Only with great effort and expense could buyers uncover that information, if at all.

"Parties to pure assignments, by contrast, can easily contract around the risk of equitable subordination or disallowance by entering into indemnity agreements to protect the assignee," Scheindlin wrote.

What Scheindlin did not decide was whether Springfield had acquired the claim by assignment or sale. She left that to the bankruptcy court to decide on remand.

However, apart from a footnote that provided an example of a sale (purchase on the open market) and an assignment (acquisition by operation of law, such as subrogation), Scheindlin did not give the bankruptcy court any bright line on the principles dividing sales from assignments.

Although that still leaves some uncertainty--at least until the bankruptcy court decides the case again--stakeholders in the distressed market don't appear too concerned.
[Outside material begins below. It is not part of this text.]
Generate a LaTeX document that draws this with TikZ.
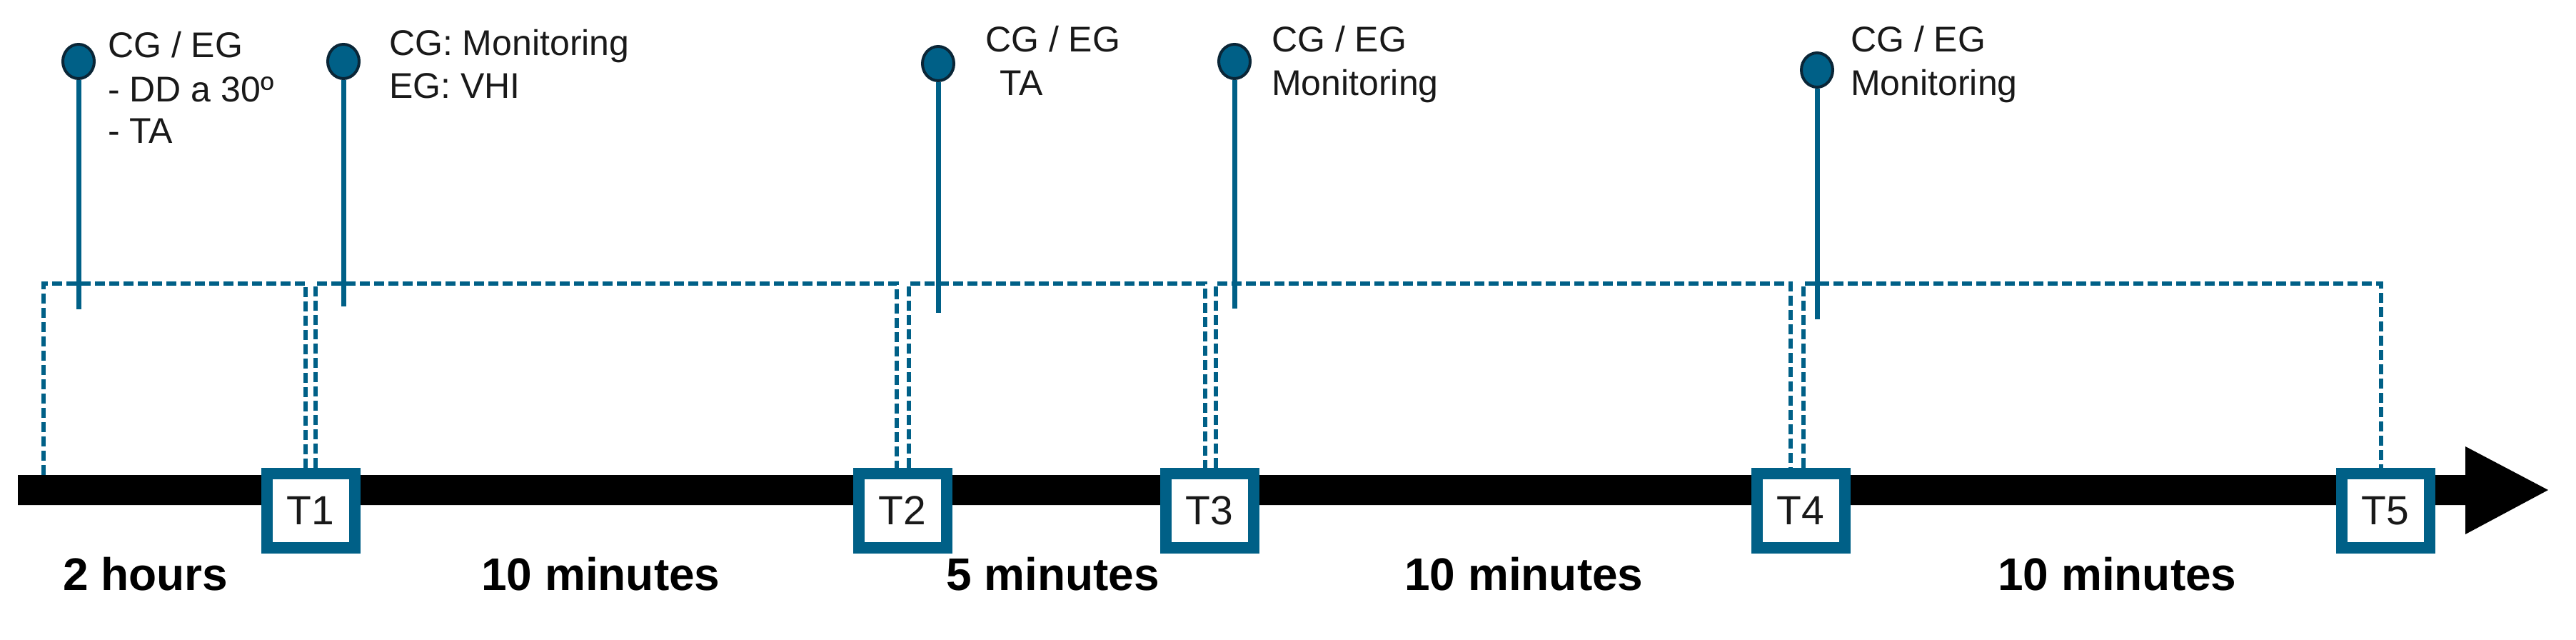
\documentclass[tikz,border=0pt]{standalone}
\usepackage{fontspec}
\setmainfont{Liberation Sans}
\usetikzlibrary{calc,shapes.geometric}
\definecolor{tblue}{RGB}{0,96,135}
\definecolor{pinline}{RGB}{10,38,55}
\definecolor{ink}{RGB}{25,25,25}
\begin{document}
\begin{tikzpicture}[x=1pt,y=-1pt,
  pin/.style={ellipse, draw=pinline, line width=4pt, fill=tblue, minimum width=44pt, minimum height=48pt, inner sep=0pt},
  stem/.style={draw=tblue, line width=7pt},
  tbox/.style={rectangle, draw=tblue, line width=16pt, fill=white, minimum width=123pt, minimum height=104pt, inner sep=0pt, font=\fontsize{57}{60}\selectfont, text=ink},
  note/.style={anchor=base west, inner sep=0pt, font=\fontsize{50}{60}\selectfont, text=ink},
  dur/.style={anchor=base west, inner sep=0pt, font=\bfseries\fontsize{64}{72}\selectfont, text=black},
  dl/.style={draw=tblue, line width=6pt, dash pattern=on 14pt off 6pt}]
\useasboundingbox (0,0) rectangle (3608,895);

% timeline arrow
\fill[black] (25,665) -- (3453,665) -- (3453,625) -- (3569,686) -- (3453,748) -- (3453,707) -- (25,707) -- cycle;

% helper coordinates
\coordinate (top) at (0,397);
\coordinate (s0) at (61,665);

% boxes
\node[tbox] (T1) at (435,715) {T1};
\node[tbox] (T2) at (1264,715) {T2};
\node[tbox] (T3) at (1694,715) {T3};
\node[tbox] (T4) at (2522,715) {T4};
\node[tbox] (T5) at (3341,715) {T5};

% dashed brackets
\draw[dl] (s0) -- (s0 |- top) -- ([xshift=-7pt]T1.north |- top) -- ([xshift=-7pt]T1.north);
\draw[dl] ([xshift=7pt]T1.north) -- ([xshift=7pt]T1.north |- top) -- ([xshift=-8pt]T2.north |- top) -- ([xshift=-8pt]T2.north);
\draw[dl] ([xshift=9pt]T2.north) -- ([xshift=9pt]T2.north |- top) -- ([xshift=-6pt]T3.north |- top) -- ([xshift=-6pt]T3.north);
\draw[dl] ([xshift=9pt]T3.north) -- ([xshift=9pt]T3.north |- top) -- ([xshift=-14pt]T4.north |- top) -- ([xshift=-14pt]T4.north);
\draw[dl] ([xshift=4pt]T4.north) -- ([xshift=4pt]T4.north |- top) -- ([xshift=-6pt]T5.north |- top) -- ([xshift=-6pt]T5.north);

% pins
\node[pin] (p1) at (110,86) {};
\node[pin] (p2) at (481,86) {};
\node[pin] (p3) at (1314,89) {};
\node[pin] (p4) at (1729,86) {};
\node[pin] (p5) at (2545,98) {};
\coordinate (e1) at (110,433);
\coordinate (e2) at (481,429);
\coordinate (e3) at (1314,438);
\coordinate (e4) at (1729,432);
\coordinate (e5) at (2545,447);
\draw[stem] (p1.south) -- (e1);
\draw[stem] (p2.south) -- (e2);
\draw[stem] (p3.south) -- (e3);
\draw[stem] (p4.south) -- (e4);
\draw[stem] (p5.south) -- (e5);

% pin texts
\node[note] (n1a) at (151,80) {CG / EG};
\node[note] (n1b) at (151,142) {- DD a 30º};
\node[note] (n1c) at (151,200) {- TA};
\node[note] (n2a) at (545,77) {CG: Monitoring};
\node[note] (n2b) at (545,137) {EG: VHI};
\node[note] (n3a) at (1380,72) {CG / EG};
\node[note] (n3b) at (1400,133) {TA};
\node[note] (n4a) at (1781,72) {CG / EG};
\node[note] (n4b) at (1781,133) {Monitoring};
\node[note] (n5a) at (2592,72) {CG / EG};
\node[note] (n5b) at (2592,133) {Monitoring};

% durations
\node[dur] (d1) at (88,826) {2 hours};
\node[dur] (d2) at (674,826) {10 minutes};
\node[dur] (d3) at (1325,826) {5 minutes};
\node[dur] (d4) at (1967,826) {10 minutes};
\node[dur] (d5) at (2798,826) {10 minutes};
\end{tikzpicture}
\end{document}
"From the market's point of view, the District Court's ruling is a significant improvement on the bankruptcy court decision because parties will know how to structure transactions so as to avoid taking on any unknown disabilities the seller may have that could lead to subordination or disallowance," says Karol Denniston, head of DLA Piper's West Coast restructuring practice. "Knowledge of this kind restores pricing efficiency to the market."

Denniston also points out that Scheindlin removed the uncertainty for a large part of the market when she stated that "claims on the open market are indisputably sales."

And that's good news. Because from all appearances, an influx of distressed product to the markets appears to be the order of the day in the current economy.